Her middle name, Joie, is French for “joy” and she treats it as more than a name. “It’s an aura, a presence. Having a zest for life is a natural response to authenticity.”

That zest shows up in “Soleil’s Solo Saturday Shenanigans,” where she explores new restaurants, attractions, or spontaneous road trips. It once led her to Los Angeles on a whim to try a chicharrón she saw featured on the Travel Channel. “It was a spiritual experience,” she laughs.

She is a self-proclaimed horror junkie, a devoted foodie (yes, she defends pineapple on pizza, especially with char, prosciutto, and bacon), and a traveler who prefers living like a local over checking tourist boxes.

Even the stuffed Tweety Bird she brings to new jobs carries symbolism. Discovered while cleaning out her Indiana apartment before moving back to Michigan, Tweety became her talisman. “Every episode, Tweety is chased by Sylvester, and it all works out in the end.
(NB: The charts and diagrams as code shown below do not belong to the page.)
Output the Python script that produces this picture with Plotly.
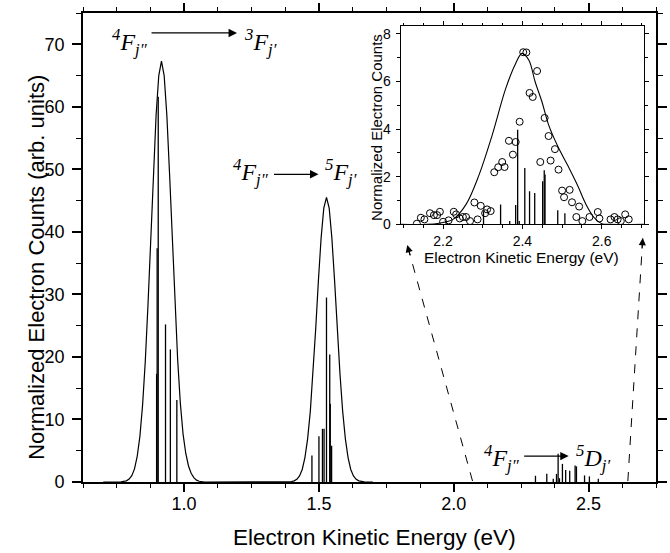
import plotly.graph_objects as go

# ---------------- data ----------------
# envelope curve of the main panel (two convolved bands)
env_x = [0.700, 0.766, 0.786, 0.796, 0.806, 0.816, 0.826, 0.836, 0.846, 0.856, 0.866,
         0.876, 0.886, 0.896, 0.906, 0.916, 0.926, 0.936, 0.946, 0.956, 0.966,
         0.976, 0.986, 0.996, 1.006, 1.016, 1.026, 1.036, 1.046, 1.056, 1.076,
         1.388, 1.398, 1.408, 1.418, 1.428, 1.438, 1.448, 1.458, 1.468, 1.478,
         1.488, 1.498, 1.508, 1.518, 1.528, 1.538, 1.548, 1.558, 1.568, 1.578,
         1.588, 1.598, 1.608, 1.618, 1.628, 1.638, 1.648, 1.658, 1.668, 1.700]
env_y = [0.0, 0.03, 0.19, 0.46, 1.0, 2.1, 4.1, 7.3, 12.3, 19.3, 28.3,
         38.7, 49.3, 58.6, 65.0, 67.3, 65.0, 58.6, 49.3, 38.7, 28.3,
         19.6, 12.6, 7.7, 4.6, 2.6, 1.4, 0.7, 0.3, 0.12, 0.0,
         0.02, 0.07, 0.18, 0.43, 0.96, 2.0, 3.9, 6.9, 11.3, 17.3,
         24.5, 32.2, 39.0, 43.8, 45.5, 43.8, 39.0, 32.2, 24.5, 17.3,
         11.3, 6.9, 3.9, 2.0, 0.96, 0.43, 0.18, 0.07, 0.02, 0.0]

# stick spectrum, main panel
stick_x = [0.898, 0.900, 0.904, 0.931, 0.949, 0.973,
           1.474, 1.500, 1.513, 1.519, 1.528, 1.540, 1.542, 1.547,
           2.303, 2.345, 2.369, 2.381, 2.387, 2.392, 2.403, 2.415, 2.430,
           2.450, 2.455, 2.485, 2.503, 2.536]
stick_y = [17.3, 37.4, 61.6, 25.2, 21.2, 13.1,
           4.25, 7.3, 8.5, 8.5, 29.5, 20.4, 12.5, 5.8,
           1.0, 1.3, 0.5, 1.3, 4.5, 0.6, 2.9, 1.9, 1.8,
           2.65, 2.5, 1.05, 0.9, 0.5]

# inset: simulated envelope
in_curve_x = [2.093, 2.160, 2.190, 2.225, 2.258, 2.291, 2.324, 2.358, 2.383, 2.399,
              2.416, 2.432, 2.449, 2.466, 2.490, 2.515, 2.540, 2.560, 2.580, 2.600,
              2.620, 2.707]
in_curve_y = [0.0, 0.0, 0.05, 0.21, 0.84, 2.09, 3.76, 5.71, 6.76, 7.18,
              6.90, 5.99, 5.16, 4.18, 3.25, 2.45, 1.6, 0.85, 0.3, 0.03,
              0.0, 0.0]

# inset: measured points (open circles)
in_pts_x = [2.134, 2.144, 2.153, 2.167, 2.177, 2.185, 2.192, 2.200, 2.214, 2.227,
            2.233, 2.242, 2.250, 2.258, 2.268, 2.279, 2.287, 2.295, 2.306, 2.311,
            2.320, 2.329, 2.339, 2.349, 2.355, 2.366, 2.376, 2.383, 2.393, 2.402,
            2.410, 2.418, 2.426, 2.437, 2.445, 2.456, 2.466, 2.471, 2.482, 2.491,
            2.500, 2.505, 2.519, 2.525, 2.536, 2.543, 2.551, 2.569, 2.590, 2.594,
            2.622, 2.632, 2.640, 2.648, 2.659, 2.668]
in_pts_y = [0.03, 0.28, 0.21, 0.47, 0.39, 0.39, 0.53, 0.11, 0.17, 0.53,
            0.42, 0.25, 0.31, 0.31, 0.14, 0.92, 0.21, 0.78, 0.47, 0.63,
            0.56, 2.19, 2.40, 2.62, 2.41, 3.51, 2.93, 3.46, 4.31, 7.23,
            7.22, 5.52, 5.35, 6.44, 2.62, 4.47, 3.71, 2.68, 3.16, 2.30,
            1.42, 1.14, 1.45, 0.93, 0.31, 0.75, 0.14, 0.31, 0.52, 0.25,
            0.21, 0.31, 0.21, 0.14, 0.42, 0.21]

# inset: sticks
in_stick_x = [2.302, 2.345, 2.368, 2.383, 2.388, 2.392, 2.406, 2.418, 2.431,
              2.451, 2.455, 2.457, 2.489, 2.507]
in_stick_y = [0.55, 0.84, 0.14, 0.81, 3.97, 0.14, 2.37, 1.39, 1.32,
              1.81, 2.27, 2.09, 0.59, 0.47]

main_x_ticks = [1.0, 1.5, 2.0, 2.5]
inset_x_ticks = [2.2, 2.4, 2.6]

# ---------------- helpers ----------------
W, H = 670, 553
L, R, T, B = 83, 3, 11, 71
PW, PH = W - L - R, H - T - B


def px(x):
    return (x - L) / PW


def py(y):
    return (H - B - y) / PH


def sticks(xs, ys):
    X, Y = [], []
    for a, b in zip(xs, ys):
        X += [a, a, None]
        Y += [0, b, None]
    return X, Y


SANS = "Liberation Sans, Arial, sans-serif"
SERIF = "Liberation Serif, Times New Roman, serif"

fig = go.Figure()
sx, sy = sticks(stick_x, stick_y)
fig.add_trace(go.Scatter(x=sx, y=sy, mode="lines", line=dict(color="black", width=1.3),
                         xaxis="x", yaxis="y", showlegend=False, hoverinfo="skip"))
fig.add_trace(go.Scatter(x=env_x, y=env_y, mode="lines", line=dict(color="black", width=1.2),
                         xaxis="x", yaxis="y", showlegend=False))

isx, isy = sticks(in_stick_x, in_stick_y)
fig.add_trace(go.Scatter(x=isx, y=isy, mode="lines", line=dict(color="black", width=1.3),
                         xaxis="x2", yaxis="y2", showlegend=False, hoverinfo="skip"))
fig.add_trace(go.Scatter(x=in_curve_x, y=in_curve_y, mode="lines", line_shape="spline",
                         line=dict(color="black", width=1.1),
                         xaxis="x2", yaxis="y2", showlegend=False))
fig.add_trace(go.Scatter(x=in_pts_x, y=in_pts_y, mode="markers",
                         marker=dict(symbol="circle-open", size=7, color="black",
                                     line=dict(width=1, color="black")),
                         xaxis="x2", yaxis="y2", showlegend=False))

axis_common = dict(showline=True, linecolor="black", mirror="allticks", showgrid=False,
                   zeroline=False, ticks="outside", tickcolor="black")

fig.update_layout(
    width=W, height=H, margin=dict(l=L, r=R, t=T, b=B),
    paper_bgcolor="white", plot_bgcolor="white",
    font=dict(family=SANS, color="black"),
    xaxis=dict(domain=[0, 1], range=[0.625, 2.75], tickvals=main_x_ticks,
               ticktext=[f"{v:.1f}" for v in main_x_ticks],
               ticklen=8, tickwidth=1.5, linewidth=1.6,
               minor=dict(tickmode="linear", tick0=0, dtick=0.125, ticklen=4, tickwidth=1.2,
                          ticks="outside", tickcolor="black"),
               tickfont=dict(size=18), ticklabelstandoff=-3, **axis_common),
    yaxis=dict(domain=[0, 1], range=[0, 75], tickmode="linear", tick0=0, dtick=10,
               ticklen=9, tickwidth=1.5, linewidth=1.6,
               minor=dict(tickmode="linear", tick0=0, dtick=5, ticklen=5, tickwidth=1.2,
                          ticks="outside", tickcolor="black"),
               tickfont=dict(size=18), ticklabelstandoff=4, **axis_common),
    xaxis2=dict(domain=[px(406.7), px(655)], anchor="y2", range=[2.093, 2.707],
                tickvals=inset_x_ticks, ticktext=[f"{v:.1f}" for v in inset_x_ticks],
                ticklen=4, tickwidth=1, linewidth=1.2,
                minor=dict(tickmode="linear", tick0=0, dtick=0.05, ticklen=2.5, tickwidth=1,
                           ticks="outside", tickcolor="black"),
                tickfont=dict(size=14), ticklabelstandoff=0, **axis_common),
    yaxis2=dict(domain=[py(223.3), py(24.3)], anchor="x2", range=[0, 8.32],
                tickmode="linear", tick0=0, dtick=2, ticklen=4, tickwidth=1, linewidth=1.2,
                minor=dict(tickmode="linear", tick0=0, dtick=1, ticklen=2.5, tickwidth=1,
                           ticks="outside", tickcolor="black"),
                tickfont=dict(size=14), ticklabelstandoff=2, **axis_common),
)

ann = []
# axis titles
ann.append(dict(text="Electron Kinetic Energy (eV)", x=px(380), y=py(538), xref="paper", yref="paper",
                showarrow=False, font=dict(size=22.5), xanchor="center", yanchor="middle"))
ann.append(dict(text="Normalized Electron Counts (arb. units)", x=px(36), y=py(266), xref="paper",
                yref="paper", showarrow=False, textangle=-90, font=dict(size=22),
                xanchor="center", yanchor="middle"))
ann.append(dict(text="Electron Kinetic Energy (eV)", x=px(530), y=py(257), xref="paper", yref="paper",
                showarrow=False, font=dict(size=15.5), xanchor="center", yanchor="middle"))
ann.append(dict(text="Normalized Electron Counts", x=px(382), y=py(126), xref="paper", yref="paper",
                showarrow=False, textangle=-90, font=dict(size=15), xanchor="center", yanchor="middle"))


def transition(lo, hi, x_left, x_arrow0, x_arrow1, x_right, y_text, y_arrow):
    f = dict(family=SERIF, size=24, color="black")
    ann.append(dict(text=lo, x=px(x_left), y=py(y_text), xref="paper", yref="paper",
                    showarrow=False, xanchor="right", yanchor="middle", font=f))
    ann.append(dict(text=hi, x=px(x_right), y=py(y_text), xref="paper", yref="paper",
                    showarrow=False, xanchor="left", yanchor="middle", font=f))
    ann.append(dict(text="", x=px(x_arrow1), y=py(y_arrow), xref="paper", yref="paper",
                    ax=-(x_arrow1 - x_arrow0), ay=0, showarrow=True, arrowhead=2,
                    arrowsize=1.3, arrowwidth=1.3, arrowcolor="black"))


low4F = "<i><sup>4</sup>F<sub>j\u2033</sub></i>"
transition(low4F, "<i><sup>3</sup>F<sub>j\u2032</sub></i>", 151, 153, 240, 245, 40, 31)
transition(low4F, "<i><sup>5</sup>F<sub>j\u2032</sub></i>", 275, 277, 323, 328, 171, 173)
transition(low4F, "<i><sup>5</sup>D<sub>j\u2032</sub></i>", 530, 532, 578, 583, 458, 456)

# dashed leader lines to the inset
shapes = []
for (x0, y0, x1, y1) in [(480, 481, 413.5, 244), (638.3, 481, 653.5, 237)]:
    shapes.append(dict(type="line", xref="paper", yref="paper", x0=px(x0), y0=py(y0),
                       x1=px(x1), y1=py(y1), line=dict(color="black", width=1, dash="dash")))
    dx, dy = x1 - x0, y1 - y0
    n = (dx * dx + dy * dy) ** 0.5
    ann.append(dict(text="", x=px(x1), y=py(y1), xref="paper", yref="paper",
                    ax=-dx / n * 12, ay=-dy / n * 12, showarrow=True, arrowhead=2,
                    arrowsize=1.2, arrowwidth=1.2, arrowcolor="black"))

fig.update_layout(annotations=ann, shapes=shapes)
fig.write_html("out.html")
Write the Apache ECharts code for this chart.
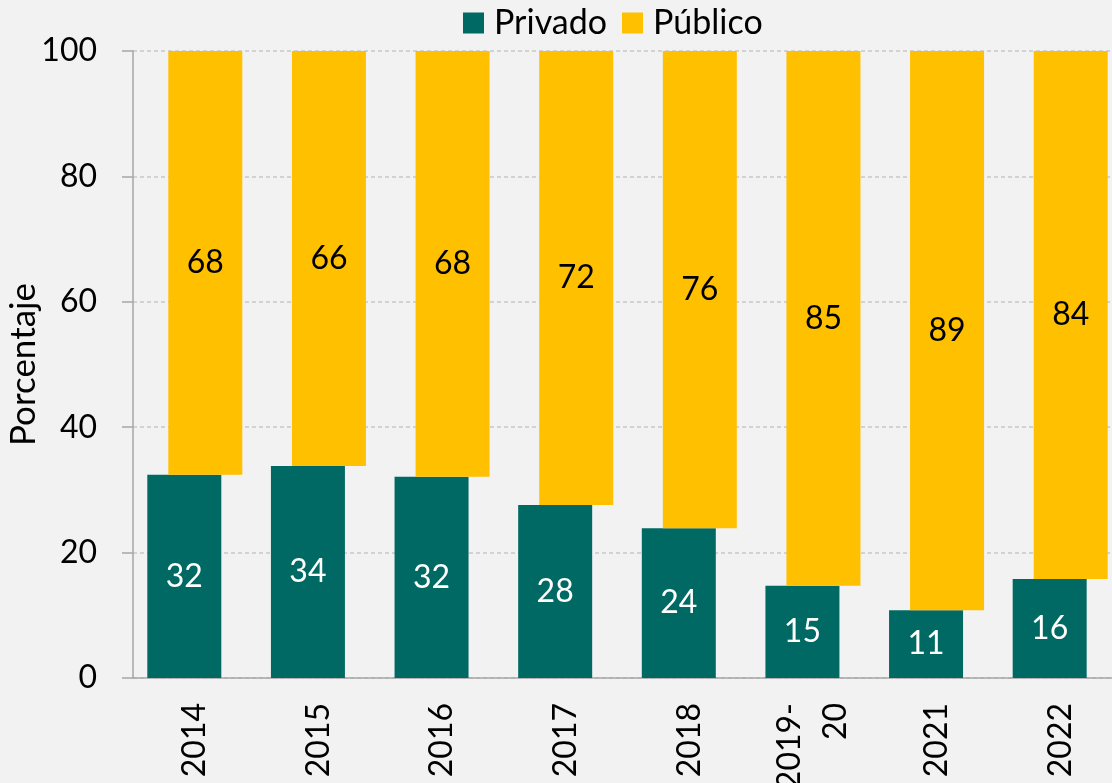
<!DOCTYPE html>
<html>
<head>
<meta charset="utf-8">
<script src="https://cdn.jsdelivr.net/npm/echarts@6/dist/echarts.min.js"></script>
<style>
  html, body { margin: 0; padding: 0; background: #f2f2f2; }
  #chart { width: 1112px; height: 783px; }
</style>
</head>
<body>
<div id="chart"></div>
<script>
const anios = ['2014', '2015', '2016', '2017', '2018', '2019-\n20', '2021', '2022']
const privado = [32.4, 33.8, 32.1, 27.6, 23.9, 14.7, 10.8, 15.8]
const publico = [67.6, 66.2, 67.9, 72.4, 76.1, 85.3, 89.2, 84.2]
const yTicks = [0, 20, 40, 60, 80, 100]

const chart = echarts.init(document.getElementById('chart'))
const fuente = 'Lato, "Open Sans", sans-serif'
const tam = 32

chart.setOption({
  backgroundColor: '#f2f2f2',
  textStyle: { fontFamily: fuente },
  legend: {
    data: ['Privado', 'Público'],
    top: 1,
    left: 458,
    icon: 'rect',
    itemWidth: 21,
    itemHeight: 21,
    itemGap: 15,
    textStyle: {
      fontSize: 34,
      color: '#000',
      fontFamily: fuente,
      padding: [0, 0, 0, 5]
    }
  },
  grid: { // area del grafico
    left: 133,
    right: -10,
    top: 51,
    bottom: 105,
    outerBoundsMode: 'none'
  },
  xAxis: {
    type: 'category',
    data: anios,
    axisLine: { lineStyle: { color: '#a6a6a6', width: 1.5 } },
    axisTick: { length: 12, lineStyle: { color: '#a6a6a6', width: 1.5 } },
    axisLabel: {
      rotate: 90,
      margin: 25,
      fontSize: tam,
      color: '#000',
      lineHeight: 46,
      fontFamily: fuente
    }
  },
  yAxis: {
    type: 'value',
    min: yTicks[0],
    max: yTicks[yTicks.length - 1],
    interval: 20,
    name: 'Porcentaje',
    nameLocation: 'middle',
    nameGap: 92,
    nameMoveOverlap: false,
    nameTextStyle: { fontSize: 35, color: '#000', fontFamily: fuente },
    axisLine: { show: true, lineStyle: { color: '#a6a6a6', width: 1.5 } },
    axisTick: { show: true, length: 11, lineStyle: { color: '#a6a6a6', width: 1.5 } },
    axisLabel: { margin: 36, fontSize: tam, color: '#000', fontFamily: fuente },
    splitLine: { lineStyle: { color: '#c8c8c8', type: [4, 3], width: 1.5 } }
  },
  series: [
    {
      name: 'Privado',
      type: 'bar',
      barWidth: 74,
      barGap: '-71.6%',
      itemStyle: { color: '#006963' },
      label: {
        show: true,
        position: 'inside',
        color: '#fff',
        fontSize: tam,
        fontFamily: fuente,
        formatter: p => Math.round(p.value)
      },
      data: privado
    },
    {
      name: 'base',
      type: 'bar',
      stack: 'pub',
      barWidth: 74,
      silent: true,
      itemStyle: { color: 'rgba(0,0,0,0)' },
      data: privado
    },
    {
      name: 'Público',
      type: 'bar',
      stack: 'pub',
      barWidth: 74,
      itemStyle: { color: '#ffc000' },
      label: {
        show: true,
        position: 'inside',
        color: '#000',
        fontSize: tam,
        fontFamily: fuente,
        formatter: p => Math.round(p.value)
      },
      data: publico
    }
  ]
})
</script>
</body>
</html>
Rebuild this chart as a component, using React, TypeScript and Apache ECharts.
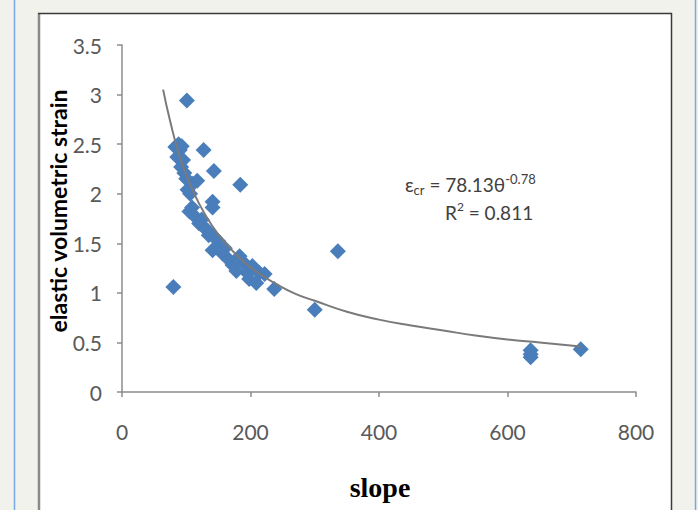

It’s a reminder that when I face a new challenge, it will all work out for me.”

Soleil McCants

Soleil McCants

Power, Peace, and Legacy

Soleil feels most powerful “in my own skin.” After fighting to become who she is, she refuses to let anyone diminish that hard-won authenticity.

She feels most at peace at home, a space filled with intentional reminders of who she is and who she’s becoming.

Ten years ago, success meant simply existing authentically within a small bubble. Today, it means living her own dreams, not someone else’s, and embracing detours that prove more rewarding than carefully laid plans.

When asked what cultural shift she would implement nationwide, her answer is simple: humility. “Imagine a country where we all think the person next to us is better. We would see humanity more and condemn less.”

As for her legacy, she resists defining it herself.

“I hope that on that day, people have a lot more positive things to share about my impact on them than not. Those who knew me can define it better than I can.”

Soleil McCants may describe herself as “just a Midwest girl living her dream,” but her story is far more expansive. It is a story of curiosity turned into a career, fear turned into freedom, visibility turned into advocacy, and authenticity turned into joy.

And like Tweety, no matter how relentless the chase, she believes it will all work out in the end.